Sikap itu menjadi konkrit pada pemilihan presiden 2009, dimana Prabowo dan Mega bersekutu melawan SBY. Mega menjadi calon presiden, Prabowo calon wakil presiden. Sayangnya, kolaborasi Mega-Prabowo dipatahkan SBY sebagai incumbent. SBY kemudian melanjutkan jabatan Presiden RI untuk periode kedua. Mega dan Prabowo tetap memilih berada di luar kekuasaan.
Pada pemilihan Gubernur DKI Jakarta 2012, Mega dan Prabowo bersekutu lagi. Kali ini mereka berdua melahirkan pasangan Jokowi - Ahok sebagai calon gubernur dan wakil gubernur. Jokowi "disorong" Mega, sedangkan Ahok di "disorong" Prabowo.
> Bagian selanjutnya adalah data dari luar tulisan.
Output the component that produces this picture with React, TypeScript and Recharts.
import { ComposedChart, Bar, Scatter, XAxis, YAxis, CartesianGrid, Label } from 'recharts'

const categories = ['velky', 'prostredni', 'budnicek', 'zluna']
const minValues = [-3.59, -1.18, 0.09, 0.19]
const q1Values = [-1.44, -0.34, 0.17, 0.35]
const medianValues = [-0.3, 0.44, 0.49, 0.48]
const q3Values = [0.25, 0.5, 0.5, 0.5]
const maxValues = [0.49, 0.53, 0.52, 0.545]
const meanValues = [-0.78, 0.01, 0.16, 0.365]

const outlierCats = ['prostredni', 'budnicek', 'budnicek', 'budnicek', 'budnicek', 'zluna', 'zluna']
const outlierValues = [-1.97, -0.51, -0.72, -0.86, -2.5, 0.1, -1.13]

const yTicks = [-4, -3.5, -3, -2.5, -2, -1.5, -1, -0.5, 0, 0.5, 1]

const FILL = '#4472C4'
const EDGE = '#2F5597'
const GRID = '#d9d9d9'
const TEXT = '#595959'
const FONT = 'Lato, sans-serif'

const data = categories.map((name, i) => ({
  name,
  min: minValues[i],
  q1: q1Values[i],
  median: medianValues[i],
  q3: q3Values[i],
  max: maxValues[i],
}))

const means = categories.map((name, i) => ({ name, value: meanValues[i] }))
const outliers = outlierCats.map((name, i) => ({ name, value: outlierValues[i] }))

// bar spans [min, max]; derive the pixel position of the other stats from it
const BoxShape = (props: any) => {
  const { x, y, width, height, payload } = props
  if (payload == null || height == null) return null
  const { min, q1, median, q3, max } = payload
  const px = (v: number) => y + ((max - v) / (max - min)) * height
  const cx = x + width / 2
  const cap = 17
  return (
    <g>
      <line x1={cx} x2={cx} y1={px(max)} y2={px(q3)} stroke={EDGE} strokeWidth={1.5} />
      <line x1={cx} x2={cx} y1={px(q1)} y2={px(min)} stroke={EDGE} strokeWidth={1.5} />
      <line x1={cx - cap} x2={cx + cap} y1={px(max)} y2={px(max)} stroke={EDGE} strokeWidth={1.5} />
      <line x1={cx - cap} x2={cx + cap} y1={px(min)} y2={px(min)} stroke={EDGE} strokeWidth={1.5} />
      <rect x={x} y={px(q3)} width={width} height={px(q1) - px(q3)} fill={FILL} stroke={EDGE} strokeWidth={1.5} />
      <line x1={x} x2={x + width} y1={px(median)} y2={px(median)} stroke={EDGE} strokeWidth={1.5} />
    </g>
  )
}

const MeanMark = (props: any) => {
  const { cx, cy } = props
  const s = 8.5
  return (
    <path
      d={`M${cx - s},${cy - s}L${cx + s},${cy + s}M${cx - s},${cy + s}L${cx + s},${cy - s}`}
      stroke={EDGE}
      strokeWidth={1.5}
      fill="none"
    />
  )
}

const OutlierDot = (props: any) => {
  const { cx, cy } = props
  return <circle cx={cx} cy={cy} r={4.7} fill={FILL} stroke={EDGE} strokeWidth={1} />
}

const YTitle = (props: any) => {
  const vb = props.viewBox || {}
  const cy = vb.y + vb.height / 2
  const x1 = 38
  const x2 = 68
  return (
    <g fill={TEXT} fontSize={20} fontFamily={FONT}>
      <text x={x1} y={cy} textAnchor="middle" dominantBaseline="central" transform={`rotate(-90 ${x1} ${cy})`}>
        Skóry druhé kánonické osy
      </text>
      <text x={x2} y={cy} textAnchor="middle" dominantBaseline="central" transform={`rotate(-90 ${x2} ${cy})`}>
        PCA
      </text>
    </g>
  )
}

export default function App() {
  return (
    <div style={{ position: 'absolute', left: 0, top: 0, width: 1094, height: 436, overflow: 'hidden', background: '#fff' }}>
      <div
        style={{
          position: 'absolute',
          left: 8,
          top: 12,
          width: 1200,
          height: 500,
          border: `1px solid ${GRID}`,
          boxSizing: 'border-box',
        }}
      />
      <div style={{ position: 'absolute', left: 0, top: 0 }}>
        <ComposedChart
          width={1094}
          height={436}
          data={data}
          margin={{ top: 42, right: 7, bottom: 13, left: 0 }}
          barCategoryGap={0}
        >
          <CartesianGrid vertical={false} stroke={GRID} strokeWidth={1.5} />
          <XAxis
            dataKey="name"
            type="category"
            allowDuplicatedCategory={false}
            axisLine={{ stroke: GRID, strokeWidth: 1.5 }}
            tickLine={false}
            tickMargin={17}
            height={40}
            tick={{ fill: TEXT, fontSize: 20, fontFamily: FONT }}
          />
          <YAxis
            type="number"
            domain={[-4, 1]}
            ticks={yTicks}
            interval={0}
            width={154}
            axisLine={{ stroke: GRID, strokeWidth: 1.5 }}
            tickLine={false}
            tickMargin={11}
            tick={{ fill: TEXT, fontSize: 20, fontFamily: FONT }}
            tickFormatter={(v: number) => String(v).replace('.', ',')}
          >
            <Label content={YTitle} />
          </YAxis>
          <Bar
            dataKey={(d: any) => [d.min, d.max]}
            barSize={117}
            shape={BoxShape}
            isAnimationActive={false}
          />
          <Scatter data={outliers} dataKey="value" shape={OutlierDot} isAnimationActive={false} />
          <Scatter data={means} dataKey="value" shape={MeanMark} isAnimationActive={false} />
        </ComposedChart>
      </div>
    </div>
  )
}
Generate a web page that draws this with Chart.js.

Sebaliknya rival abadi mereka, SBY, mengusung Fauzi Bowo (yang dulu dipromosikan Mega sebagai gubernur) sebagai calon gubernur dan Nachrowi Ramli sebagai wakil gubernur. Pertarungan Pilkada DKI saat itu dimenangkan Jokowi-Ahok, yang notabene representasi Mega-Prabowo. Jagoan SBY pun gagal menguasai DKI.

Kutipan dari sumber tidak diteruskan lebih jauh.